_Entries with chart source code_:

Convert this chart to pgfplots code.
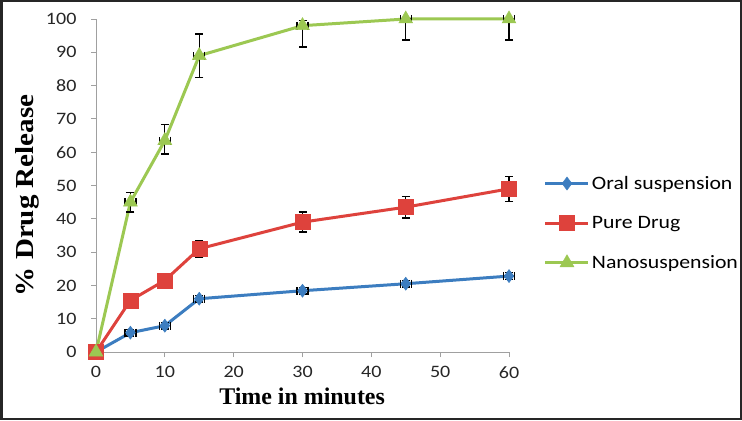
\documentclass[border=0pt]{standalone}
\usepackage{pgfplots}
\pgfplotsset{compat=1.18}
\usepackage{pgfplotstable}
\usepackage{fontspec}
\setmainfont{Liberation Serif}
\newfontfamily\calib[FakeStretch=1.15]{Carlito}
\definecolor{cblue}{RGB}{60,125,192}
\definecolor{cred}{RGB}{222,66,60}
\definecolor{cgreen}{RGB}{156,200,82}
\definecolor{axgray}{RGB}{160,160,160}

\pgfplotstableread{
t v ex ep em
0 0 0 0 0
5 5.8 0.8 1.0 1.0
10 7.9 0.8 1.0 1.0
15 16.0 0.8 1.0 1.0
30 18.4 0.8 1.0 1.0
45 20.5 0.8 1.0 1.0
60 22.8 0.8 1.0 1.0
}\oral
\pgfplotstableread{
t v ex ep em
0 0 0 0 0
5 15.5 0.6 1.0 1.0
10 21.5 0.6 1.0 1.0
15 31.0 0.6 2.5 2.5
30 39.0 0.6 3.0 3.0
45 43.5 0.6 3.3 3.3
60 49.0 0.6 3.8 3.8
}\pure
\pgfplotstableread{
t v ex ep em
0 0 0 0 0
5 45.0 0.8 3.0 3.0
10 63.5 0.8 4.8 4.0
15 89.0 0.8 6.5 6.5
30 98.0 0.8 1.5 6.4
45 100.0 0.8 0 6.3
60 100.0 0.8 0 6.3
}\nano

\begin{document}
\begin{tikzpicture}[x=1bp,y=1bp]
\useasboundingbox (0,0) rectangle (742,420);
\fill[white] (0,0) rectangle (742,420);
\draw[line width=2.5bp, black!85] (1.25,1.25) rectangle (740.75,418.75);
\begin{axis}[
  at={(96bp,68bp)}, anchor=south west,
  scale only axis, width=413bp, height=333bp,
  xmin=0, xmax=60, ymin=0, ymax=100,
  clip=false,
  axis x line*=bottom, axis y line*=left,
  axis line style={-, axgray, line width=0.9bp},
  tick style={axgray, line width=0.9bp},
  tick align=outside, major tick length=5bp,
  xtick={0,10,...,60}, ytick={0,10,...,100},
  /pgf/number format/assume math mode=true,
  ticklabel style={font=\calib\fontsize{17.5}{20}\selectfont, text=black!85},
  yticklabel style={xshift=-11bp},
  xticklabel style={yshift=-6bp},
  xlabel={\textbf{Time in minutes}},
  ylabel={\textbf{\addfontfeature{FakeStretch=1.12}\% Drug Release}},
  xlabel style={font=\fontsize{24}{28}\selectfont, at={(axis description cs:0.499,-0.132)}, anchor=center},
  ylabel style={font=\fontsize{26}{30}\selectfont, at={(axis description cs:-0.165,0.47)}, anchor=center},
  legend style={at={(axis description cs:1.077,0.387)}, anchor=west, draw=none, fill=none,
    font=\calib\fontsize{19}{22}\selectfont, row sep=21.5bp, cells={anchor=west}},
  legend image code/.code={\draw[mark repeat=2,mark phase=2,#1] plot coordinates {(0bp,0bp)(21.5bp,0bp)(43bp,0bp)};},
  error bars/error bar style={black, line width=1.3bp},
  error bars/error mark options={black, line width=1.3bp, mark size=4bp, rotate=90},
]
\addplot[cblue, line width=3bp, mark=diamond*, mark size=6.5bp, mark options={fill=cblue, draw=cblue, line width=0.5bp},
  error bars/.cd, x dir=both, x explicit, y dir=both, y explicit]
  table[x=t, y=v, x error=ex, y error plus=ep, y error minus=em] {\oral};
\addlegendentry{Oral suspension}
\addplot[cred, line width=3bp, mark=square*, mark size=7.5bp, mark options={fill=cred, draw=cred, line width=0.5bp},
  error bars/.cd, x dir=both, x explicit, y dir=both, y explicit]
  table[x=t, y=v, x error=ex, y error plus=ep, y error minus=em] {\pure};
\addlegendentry{Pure Drug}
\addplot[cgreen, line width=3bp, mark=triangle*, mark size=8bp, mark options={fill=cgreen, draw=cgreen, line width=0.5bp},
  error bars/.cd, x dir=both, x explicit, y dir=both, y explicit]
  table[x=t, y=v, x error=ex, y error plus=ep, y error minus=em] {\nano};
\addlegendentry{Nanosuspension}
\end{axis}
\end{tikzpicture}
\end{document}
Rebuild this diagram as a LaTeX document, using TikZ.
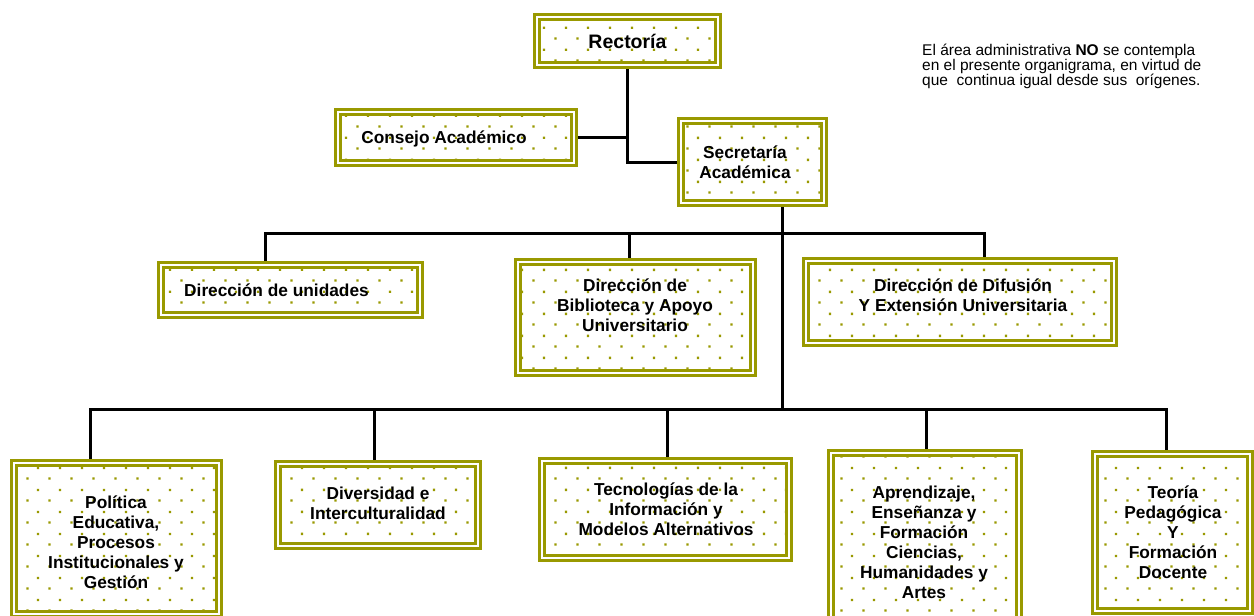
\documentclass[tikz,border=0pt]{standalone}
\usepackage{fontspec}
\setmainfont{Liberation Sans}
\usetikzlibrary{calc,backgrounds,patterns}
\definecolor{ol}{RGB}{153,153,0}
\pgfdeclarepatternformonly{olivedots}{\pgfpointorigin}{\pgfpoint{22pt}{22pt}}{\pgfpoint{22pt}{22pt}}{%
  \pgfpathrectangle{\pgfpoint{4.5pt}{4.5pt}}{\pgfpoint{2.4pt}{2.4pt}}%
  \pgfpathrectangle{\pgfpoint{15.5pt}{15.5pt}}{\pgfpoint{2.4pt}{2.4pt}}%
  \pgfusepath{fill}}
\tikzset{
  orgbox/.style={rectangle, draw=ol, line width=3pt, double=white, double distance=2pt,
    preaction={fill=white}, pattern=olivedots, pattern color=ol, inner sep=0pt, outer sep=0pt},
  lbl/.style={font=\bfseries\fontsize{17.3}{20}\selectfont, align=center, inner sep=0pt},
  conn/.style={draw=black, line width=3pt},
}
\begin{document}
\begin{tikzpicture}[x=1pt,y=-1pt]
\useasboundingbox (0,0) rectangle (1254,616);
\clip (0,0) rectangle (1254,616);
% boxes
\node[orgbox, minimum width=181pt, minimum height=48pt] (rect) at (627.5,41) {};
\node[orgbox, minimum width=236pt, minimum height=51pt] (cons) at (456,137.5) {};
\node[orgbox, minimum width=143pt, minimum height=82pt] (sec) at (752.5,162) {};
\node[orgbox, minimum width=259pt, minimum height=50pt] (unid) at (290.5,290) {};
\node[orgbox, minimum width=235pt, minimum height=111pt] (bibl) at (635.5,317.5) {};
\node[orgbox, minimum width=308pt, minimum height=82pt] (difu) at (960,302) {};
\node[orgbox, minimum width=205pt, minimum height=151pt] (poli) at (116.5,538.5) {};
\node[orgbox, minimum width=200pt, minimum height=82pt] (dive) at (378,505) {};
\node[orgbox, minimum width=247pt, minimum height=97pt] (tecn) at (665.5,509.5) {};
\node[orgbox, minimum width=188pt, minimum height=179pt] (apre) at (925,542.5) {};
\node[orgbox, minimum width=155pt, minimum height=157pt] (teor) at (1172.5,532.5) {};
% labels
\node[lbl, font=\bfseries\fontsize{19.5}{22}\selectfont] (rect-t) at (627.5,41) {Rectoría};
\node[lbl] (cons-t) at (444,139) {Consejo Académico};
\node[lbl] (sec-t) at (745,162) {Secretaría\\Académica};
\node[lbl] (unid-t) at (276.5,290) {Dirección de unidades};
\node[lbl] (bibl-t) at (635,305) {Dirección de\\Biblioteca y Apoyo\\Universitario};
\node[lbl] (difu-t) at (963,295) {Dirección de Difusión\\Y Extensión Universitaria};
\node[lbl] (poli-t) at (116,542) {Política\\Educativa,\\Procesos\\Institucionales y\\Gestión};
\node[lbl] (dive-t) at (378,503) {Diversidad e\\Interculturalidad};
\node[lbl] (tecn-t) at (666,509.5) {Tecnologías de la\\Información y\\Modelos Alternativos};
\node[lbl] (apre-t) at (924,542.5) {Aprendizaje,\\Enseñanza y\\Formación\\Ciencias,\\Humanidades y\\Artes};
\node[lbl] (teor-t) at (1173,532.5) {Teoría\\Pedagógica\\Y\\Formación\\Docente};
% note
\node[anchor=base west, align=left, inner sep=0pt, font=\fontsize{15.5}{15}\selectfont] (note) at (922,85)
  {El área administrativa \textbf{NO} se contempla\\en el presente organigrama, en virtud de\\que\ \ continua igual desde sus\ \ orígenes.};
% connectors
\begin{scope}[on background layer]
\draw[conn] (rect.south) |- (sec.west);
\draw[conn] (cons.east) -- (cons.east -| rect.south);
\coordinate (ub) at (782,233);
\coordinate (lb) at (782,409);
\draw[conn] (sec.south -| ub) -- (lb);
\coordinate (d1) at ($(unid.north)+(-25.5,0)$);
\coordinate (d2) at ($(bibl.north)+(-6.5,0)$);
\coordinate (d3) at ($(difu.north)+(24,0)$);
\draw[conn] (d1) |- (ub) -| (d3);
\draw[conn] (d2) -- (d2 |- ub);
\coordinate (e1) at ($(poli.north)+(-26.5,0)$);
\coordinate (e2) at ($(dive.north)+(-4,0)$);
\coordinate (e3) at ($(tecn.north)+(1.5,0)$);
\coordinate (e4) at ($(apre.north)+(1,0)$);
\coordinate (e5) at ($(teor.north)+(-6.5,0)$);
\draw[conn] (e1) |- (lb) -| (e5);
\draw[conn] (e2) -- (e2 |- lb);
\draw[conn] (e3) -- (e3 |- lb);
\draw[conn] (e4) -- (e4 |- lb);
\end{scope}
\end{tikzpicture}
\end{document}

_PROMPT_: Each line holding "this" must be found and copied.

_TASK OUTPUT_:
Convert this chart to pgfplots code.
Rebuild this diagram as a LaTeX document, using TikZ.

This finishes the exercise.